__What is expected__:
Can you output the material exactly as written, minus any pictures it holds?

## start Data lines

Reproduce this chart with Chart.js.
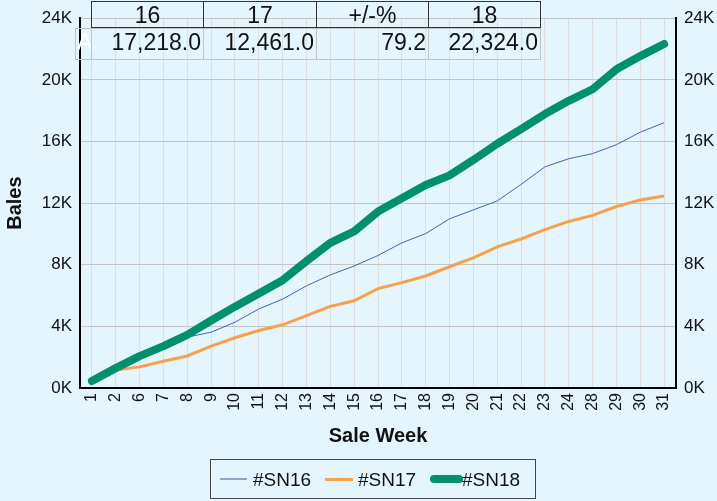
<!DOCTYPE html>
<html><head><meta charset="utf-8">
<script src="https://cdn.jsdelivr.net/npm/chart.js@4/dist/chart.umd.min.js"></script>
<style>
html,body{margin:0;padding:0;background:#E5F5FE;}
#wrap{position:relative;width:717px;height:501px;overflow:hidden;font-family:"Liberation Sans",Arial,sans-serif;}
#c{position:absolute;left:0;top:0;}
.cell{position:absolute;box-sizing:border-box;font-size:23px;color:#111;white-space:nowrap;}
.hd{border:1px solid #333;text-align:center;line-height:26px;}
.rw{border:1px solid #c2c2c2;text-align:right;padding-right:2px;line-height:27px;}
#legend{position:absolute;left:210px;top:459px;width:326px;height:40px;box-sizing:border-box;border:1px solid #444;}
.lg{position:absolute;}
.lt{position:absolute;font-size:19px;color:#111;line-height:20px;top:10px;}
</style></head>
<body>
<div id="wrap">
<canvas id="c" width="717" height="501"></canvas>
<div id="table"></div>
<div id="legend"></div>
</div>
<script>
const weeks = ['1','2','6','7','8','9','10','11','12','13','14','15','16','17','18','19','20','21','22','23','24','28','29','30','31'];
const sn16 = [450,1300,2000,2700,3300,3620,4270,5130,5770,6630,7340,7920,8600,9420,10020,10980,11560,12140,13210,14350,14880,15210,15790,16600,17218];
const sn17 = [450,1160,1370,1740,2080,2720,3260,3730,4100,4700,5300,5660,6450,6840,7270,7870,8450,9160,9670,10280,10810,11200,11780,12200,12461];
const sn18 = [450,1290,2070,2720,3450,4380,5280,6130,7000,8240,9420,10170,11450,12310,13170,13800,14800,15850,16800,17780,18640,19390,20680,21540,22324];
const seriesNames = ['#SN16','#SN17','#SN18'];
const yTicks = [0,4000,8000,12000,16000,20000,24000];
const tableHeaders = ['16','17','+/-%','18'];
const tableRowLabel = 'A';
const tableValues = [17218.0, 12461.0, 79.2, 22324.0];

const FAM = '"Liberation Sans", Arial, sans-serif';
const colors = ['#3f66a9','#f5a14d','#00916b'];
const widths = [1,3,8];

const tickCfg = {
  stepSize: 4000, padding: 8, color: '#111',
  font: {size: 17, family: FAM},
  callback: v => (v/1000) + 'K'
};

new Chart(document.getElementById('c'), {
  type: 'line',
  data: {
    labels: weeks,
    datasets: [
      {label: seriesNames[0], data: sn16, borderColor: colors[0], borderWidth: widths[0], order: 3},
      {label: seriesNames[1], data: sn17, borderColor: colors[1], borderWidth: widths[1], order: 2},
      {label: seriesNames[2], data: sn18, borderColor: colors[2], borderWidth: widths[2], order: 1,
       borderCapStyle: 'round', borderJoinStyle: 'round'}
    ]
  },
  options: {
    responsive: false, animation: false, devicePixelRatio: 1,
    elements: {point: {radius: 0}, line: {tension: 0}},
    layout: {padding: {top: 15, left: 0, right: 0, bottom: 53}},
    plugins: {legend: {display: false}, tooltip: {enabled: false}},
    scales: {
      x: {
        offset: true,
        grid: {offset: false, color: '#dedede', lineWidth: 1, drawTicks: false},
        border: {color: '#000', width: 2},
        ticks: {minRotation: 90, maxRotation: 90, autoSkip: false, padding: 5, color: '#111', font: {size: 16, family: FAM}},
        title: {display: true, text: 'Sale Week', color: '#111', font: {size: 20, weight: 'bold', family: FAM}, padding: {top: 0, bottom: 0}},
        afterFit(s) { s.height = 60; }
      },
      y: {
        min: 0, max: 24000,
        afterBuildTicks(s) { s.ticks = yTicks.map(v => ({value: v})); },
        ticks: tickCfg,
        grid: {color: '#c4c4c4', lineWidth: 1, drawTicks: false},
        border: {color: '#000', width: 2},
        title: {display: true, text: 'Bales', color: '#111', font: {size: 20, weight: 'bold', family: FAM}, padding: {top: 3, bottom: 3}},
        afterFit(s) { s.width = 80; }
      },
      y2: {
        position: 'right', min: 0, max: 24000,
        afterBuildTicks(s) { s.ticks = yTicks.map(v => ({value: v})); },
        ticks: tickCfg,
        grid: {display: false, drawTicks: false},
        border: {color: '#000', width: 2},
        afterFit(s) { s.width = 41; }
      }
    }
  }
});

// overlay table
const tbl = document.getElementById('table');
const colX = [91, 203, 316, 428, 540];
function addCell(cls, x, y, w, h, txt, extraStyle) {
  const d = document.createElement('div');
  d.className = 'cell ' + cls;
  d.style.left = x + 'px'; d.style.top = y + 'px';
  d.style.width = w + 'px'; d.style.height = h + 'px';
  if (extraStyle) Object.assign(d.style, extraStyle);
  d.textContent = txt;
  tbl.appendChild(d);
}
const fmt = (v, i) => i === 2 ? v.toFixed(1) : v.toLocaleString('en-US', {minimumFractionDigits: 1, maximumFractionDigits: 1});
tableHeaders.forEach((h, i) => addCell('hd', colX[i], 1, colX[i+1] - colX[i] + 1, 27, h));
addCell('rw', 75, 28, 17, 32, tableRowLabel, {textAlign: 'left', color: '#fff', paddingLeft: '1px'});
tableValues.forEach((v, i) => addCell('rw', colX[i], 28, colX[i+1] - colX[i] + 1, 32, fmt(v, i)));

// legend
const lg = document.getElementById('legend');
const samples = [
  {x: 9, w: 27, h: 2, c: '#8fa5c8', tx: 42},
  {x: 114, w: 28, h: 3, c: colors[1], tx: 147},
  {x: 219, w: 33, h: 8, c: colors[2], tx: 251, r: true}
];
samples.forEach((s, i) => {
  const l = document.createElement('div');
  l.className = 'lg';
  Object.assign(l.style, {left: s.x + 'px', top: (19 - s.h/2) + 'px', width: s.w + 'px', height: s.h + 'px', background: s.c, borderRadius: s.r ? '4px' : '0'});
  lg.appendChild(l);
  const t = document.createElement('div');
  t.className = 'lt';
  t.style.left = s.tx + 'px';
  t.textContent = seriesNames[i];
  lg.appendChild(t);
});
</script>
</body></html>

## end Data lines

__Exercise result__:
Reproduce this chart with Chart.js.
<!DOCTYPE html>
<html><head><meta charset="utf-8">
<script src="https://cdn.jsdelivr.net/npm/chart.js@4/dist/chart.umd.min.js"></script>
<style>
html,body{margin:0;padding:0;background:#E5F5FE;}
#wrap{position:relative;width:717px;height:501px;overflow:hidden;font-family:"Liberation Sans",Arial,sans-serif;}
#c{position:absolute;left:0;top:0;}
.cell{position:absolute;box-sizing:border-box;font-size:23px;color:#111;white-space:nowrap;}
.hd{border:1px solid #333;text-align:center;line-height:26px;}
.rw{border:1px solid #c2c2c2;text-align:right;padding-right:2px;line-height:27px;}
#legend{position:absolute;left:210px;top:459px;width:326px;height:40px;box-sizing:border-box;border:1px solid #444;}
.lg{position:absolute;}
.lt{position:absolute;font-size:19px;color:#111;line-height:20px;top:10px;}
</style></head>
<body>
<div id="wrap">
<canvas id="c" width="717" height="501"></canvas>
<div id="table"></div>
<div id="legend"></div>
</div>
<script>
const weeks = ['1','2','6','7','8','9','10','11','12','13','14','15','16','17','18','19','20','21','22','23','24','28','29','30','31'];
const sn16 = [450,1300,2000,2700,3300,3620,4270,5130,5770,6630,7340,7920,8600,9420,10020,10980,11560,12140,13210,14350,14880,15210,15790,16600,17218];
const sn17 = [450,1160,1370,1740,2080,2720,3260,3730,4100,4700,5300,5660,6450,6840,7270,7870,8450,9160,9670,10280,10810,11200,11780,12200,12461];
const sn18 = [450,1290,2070,2720,3450,4380,5280,6130,7000,8240,9420,10170,11450,12310,13170,13800,14800,15850,16800,17780,18640,19390,20680,21540,22324];
const seriesNames = ['#SN16','#SN17','#SN18'];
const yTicks = [0,4000,8000,12000,16000,20000,24000];
const tableHeaders = ['16','17','+/-%','18'];
const tableRowLabel = 'A';
const tableValues = [17218.0, 12461.0, 79.2, 22324.0];

const FAM = '"Liberation Sans", Arial, sans-serif';
const colors = ['#3f66a9','#f5a14d','#00916b'];
const widths = [1,3,8];

const tickCfg = {
  stepSize: 4000, padding: 8, color: '#111',
  font: {size: 17, family: FAM},
  callback: v => (v/1000) + 'K'
};

new Chart(document.getElementById('c'), {
  type: 'line',
  data: {
    labels: weeks,
    datasets: [
      {label: seriesNames[0], data: sn16, borderColor: colors[0], borderWidth: widths[0], order: 3},
      {label: seriesNames[1], data: sn17, borderColor: colors[1], borderWidth: widths[1], order: 2},
      {label: seriesNames[2], data: sn18, borderColor: colors[2], borderWidth: widths[2], order: 1,
       borderCapStyle: 'round', borderJoinStyle: 'round'}
    ]
  },
  options: {
    responsive: false, animation: false, devicePixelRatio: 1,
    elements: {point: {radius: 0}, line: {tension: 0}},
    layout: {padding: {top: 15, left: 0, right: 0, bottom: 53}},
    plugins: {legend: {display: false}, tooltip: {enabled: false}},
    scales: {
      x: {
        offset: true,
        grid: {offset: false, color: '#dedede', lineWidth: 1, drawTicks: false},
        border: {color: '#000', width: 2},
        ticks: {minRotation: 90, maxRotation: 90, autoSkip: false, padding: 5, color: '#111', font: {size: 16, family: FAM}},
        title: {display: true, text: 'Sale Week', color: '#111', font: {size: 20, weight: 'bold', family: FAM}, padding: {top: 0, bottom: 0}},
        afterFit(s) { s.height = 60; }
      },
      y: {
        min: 0, max: 24000,
        afterBuildTicks(s) { s.ticks = yTicks.map(v => ({value: v})); },
        ticks: tickCfg,
        grid: {color: '#c4c4c4', lineWidth: 1, drawTicks: false},
        border: {color: '#000', width: 2},
        title: {display: true, text: 'Bales', color: '#111', font: {size: 20, weight: 'bold', family: FAM}, padding: {top: 3, bottom: 3}},
        afterFit(s) { s.width = 80; }
      },
      y2: {
        position: 'right', min: 0, max: 24000,
        afterBuildTicks(s) { s.ticks = yTicks.map(v => ({value: v})); },
        ticks: tickCfg,
        grid: {display: false, drawTicks: false},
        border: {color: '#000', width: 2},
        afterFit(s) { s.width = 41; }
      }
    }
  }
});

// overlay table
const tbl = document.getElementById('table');
const colX = [91, 203, 316, 428, 540];
function addCell(cls, x, y, w, h, txt, extraStyle) {
  const d = document.createElement('div');
  d.className = 'cell ' + cls;
  d.style.left = x + 'px'; d.style.top = y + 'px';
  d.style.width = w + 'px'; d.style.height = h + 'px';
  if (extraStyle) Object.assign(d.style, extraStyle);
  d.textContent = txt;
  tbl.appendChild(d);
}
const fmt = (v, i) => i === 2 ? v.toFixed(1) : v.toLocaleString('en-US', {minimumFractionDigits: 1, maximumFractionDigits: 1});
tableHeaders.forEach((h, i) => addCell('hd', colX[i], 1, colX[i+1] - colX[i] + 1, 27, h));
addCell('rw', 75, 28, 17, 32, tableRowLabel, {textAlign: 'left', color: '#fff', paddingLeft: '1px'});
tableValues.forEach((v, i) => addCell('rw', colX[i], 28, colX[i+1] - colX[i] + 1, 32, fmt(v, i)));

// legend
const lg = document.getElementById('legend');
const samples = [
  {x: 9, w: 27, h: 2, c: '#8fa5c8', tx: 42},
  {x: 114, w: 28, h: 3, c: colors[1], tx: 147},
  {x: 219, w: 33, h: 8, c: colors[2], tx: 251, r: true}
];
samples.forEach((s, i) => {
  const l = document.createElement('div');
  l.className = 'lg';
  Object.assign(l.style, {left: s.x + 'px', top: (19 - s.h/2) + 'px', width: s.w + 'px', height: s.h + 'px', background: s.c, borderRadius: s.r ? '4px' : '0'});
  lg.appendChild(l);
  const t = document.createElement('div');
  t.className = 'lt';
  t.style.left = s.tx + 'px';
  t.textContent = seriesNames[i];
  lg.appendChild(t);
});
</script>
</body></html>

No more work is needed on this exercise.